> [Raw data]:
---

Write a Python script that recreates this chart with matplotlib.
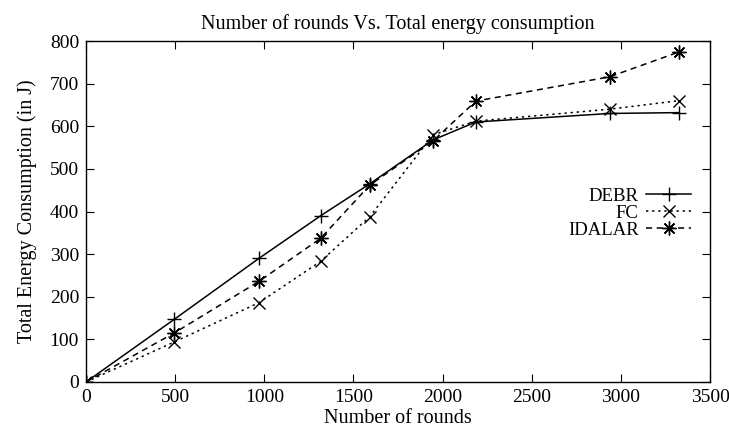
import matplotlib
matplotlib.use("Agg")
import matplotlib.pyplot as plt

rounds = [0, 495, 970, 1316, 1592, 1947, 2187, 2937, 3324]
debr = [0, 147, 290, 390, 465, 568, 610, 630, 632]
fc = [0, 94, 186, 283, 388, 580, 612, 640, 660]
idalar = [0, 115, 236, 337, 462, 566, 659, 716, 774]

plt.rcParams['font.family'] = ['Liberation Serif', 'DejaVu Serif']

fig = plt.figure(figsize=(7.29, 4.32), dpi=100)
ax = fig.add_axes([86/729, 1-382/432, (710-86)/729, (382-41)/432])

lw = 1.1
ax.plot(rounds, debr, color='black', lw=lw, ls='-', marker='+', ms=10, mew=1.0, label='DEBR')
ax.plot(rounds, fc, color='black', lw=lw, ls=(0, (1.5, 2.5)), marker='x', ms=9, mew=1.0, label='FC')
ax.plot(rounds, idalar, color='black', lw=lw, ls=(0, (4, 3)), marker=(8, 2, 0), ms=10, mew=1.0, label='IDALAR')

ax.set_xlim(0, 3500)
ax.set_ylim(0, 800)
ax.set_xticks(range(0, 3501, 500))
ax.set_yticks(range(0, 801, 100))
ax.tick_params(direction='in', top=True, right=True, length=6, labelsize=14, pad=5)
for s in ax.spines.values():
    s.set_linewidth(1.0)

ax.set_title('Number of rounds Vs. Total energy consumption', fontsize=14.5, pad=9)
ax.set_xlabel('Number of rounds', fontsize=14.5, labelpad=2)
ax.set_ylabel('Total Energy Consumption (in J)', fontsize=14.5, labelpad=9)

leg = ax.legend(loc='upper right', bbox_to_anchor=(0.97, 0.57), frameon=False,
                markerfirst=False, fontsize=13.5, handlelength=2.4, handletextpad=0.4,
                labelspacing=0.0, borderaxespad=0, borderpad=0)
for t in leg.get_texts():
    t.set_ha('right')

fig.savefig('out.png', dpi=100)
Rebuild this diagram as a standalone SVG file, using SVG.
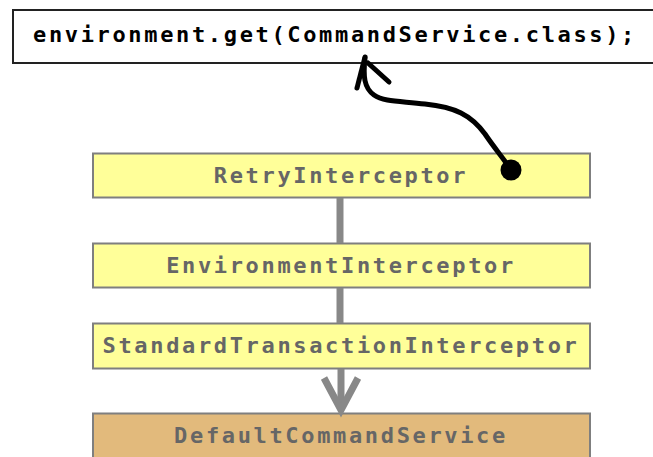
<svg xmlns="http://www.w3.org/2000/svg" width="653" height="457" viewBox="0 0 653 457">
  <style>
    .box { stroke: #7f7f7f; stroke-width: 2; }
    .chain { fill: #ffff99; }
    .service { fill: #e2ba7c; }
    .label { font-family: "DejaVu Sans Mono", "Liberation Mono", monospace; font-weight: bold; font-size: 22px; letter-spacing: 2.65px; fill: #666666; text-anchor: middle; }
    .code { fill: #000000; text-anchor: start; }
    .link { stroke: #888888; stroke-width: 7; fill: none; }
    .ink { stroke: #000000; stroke-width: 5; fill: none; stroke-linecap: round; stroke-linejoin: round; }
  </style>

  <!-- lookup call -->
  <g id="lookup">
    <rect x="13" y="10" width="660" height="53" fill="#ffffff" stroke="#222222" stroke-width="2"/>
    <text class="label code" x="33" y="42">environment.get(CommandService.class);</text>
  </g>

  <!-- interceptor chain -->
  <g id="retry">
    <rect class="box chain" x="93" y="153.5" width="497" height="44"/>
    <text class="label" x="341" y="183">RetryInterceptor</text>
  </g>
  <g id="environment">
    <rect class="box chain" x="93" y="243.5" width="497" height="44"/>
    <text class="label" x="341" y="273">EnvironmentInterceptor</text>
  </g>
  <g id="transaction">
    <rect class="box chain" x="93" y="323.5" width="497" height="45"/>
    <text class="label" x="341" y="353">StandardTransactionInterceptor</text>
  </g>
  <g id="service">
    <rect class="box service" x="93" y="413.5" width="497" height="60"/>
    <text class="label" x="341" y="443">DefaultCommandService</text>
  </g>

  <g id="connectors">
    <!-- chain links -->
    <line class="link" x1="340" y1="198" x2="340" y2="243"/>
    <line class="link" x1="340" y1="288" x2="340" y2="323"/>
    <line class="link" x1="341" y1="369" x2="341" y2="408"/>
    <polyline class="link" points="324,378 341,410 358,378" stroke-linejoin="miter"/>

    <!-- hand-drawn call arrow -->
    <path class="ink" d="M365,58 C363,76 364,88 374,95 C384,102 400,101 425,104 C455,107 471,115 485,134 C495,149 505,160 511,170"/>
    <path class="ink" d="M365,57 L357,88"/>
    <path class="ink" d="M368,63 L389,82"/>
    <circle cx="511" cy="170" r="10.5" fill="#000000"/>
  </g>
</svg>
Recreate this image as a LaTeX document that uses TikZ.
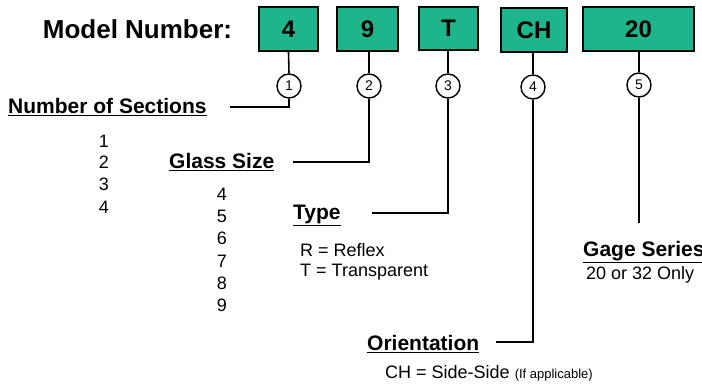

---

> [Given problem]: Which lines of the material contain the string "that"? List each of them.

> [Right answer]:
Write a Python script that recreates this chart with matplotlib.
Recreate this image as a LaTeX document that uses TikZ.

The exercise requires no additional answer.